Millions of tons of plastic end up in the oceans, affecting marine wildlife all along the food chain.
“Modern techniques are necessary to detect and quantify marine plastics in seawater,” Topouzelis added, noting that space agencies have already been looking into how drones and satellites can help with the clean-up.
“The main advantage is that we are using existing tools,” which brings down costs and makes it easier to scale up, says Dimitris Papageorgiou, one of the 60 undergraduate and postgraduate students who worked on the experiment.
To prepare, the team gathered some 2,000 plastic bottles and lashed them to the frames.

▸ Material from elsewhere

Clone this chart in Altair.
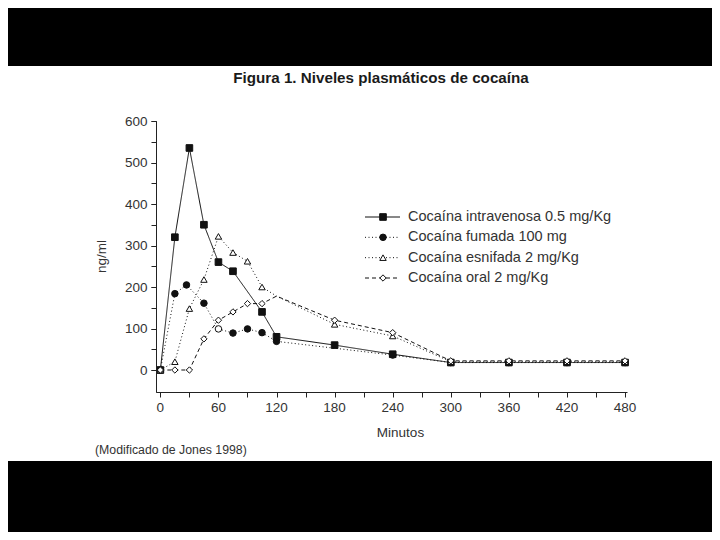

Other targets were crafted with plastic bags, as these are even harder to spot in the water and usually constitute the deadliest threat to Aegean marine life such as dolphins, turtles and seals.
In 2018, a first phase in the experiment was able to detect large targets of around 100 square meters from space.
This year’s experiment uses targets a quarter that size to test the smallest detectable area under various weather conditions.
“It was a crazy idea,” laughs Topouzelis.
“We knew that the European satellite system passes at regular intervals with a spatial resolution of 10 meters.”
In theory, then, the satellites should be able to detect the floating rafts of plastic the team pushed out to sea.
The University of the Aegean is working on the project with Universidad de Cadiz in Spain, CNR-Ismar in Italy and UK environmental consultants Argans Ltd.
Satellite data is provided free from the European Space Agency (ESA) and hours after the overpass targets should be detected from the Sentinel-2 satellite.
The project acts as a calibration and validation exercise on the detection capabilities of the satellites.
But even if relatively small patches of plastic garbage can be spotted from orbiting satellites, the problem of how to remove it from the sea remains.
Last year, a giant floating barrier five years in the making was launched off the coast of San Francisco, as part of a $20-million project to clean up a swirling island of rubbish between California and Hawaii.
But the slow speed of the solar-powered barrier prevents it from holding onto the plastic after it scoops it up.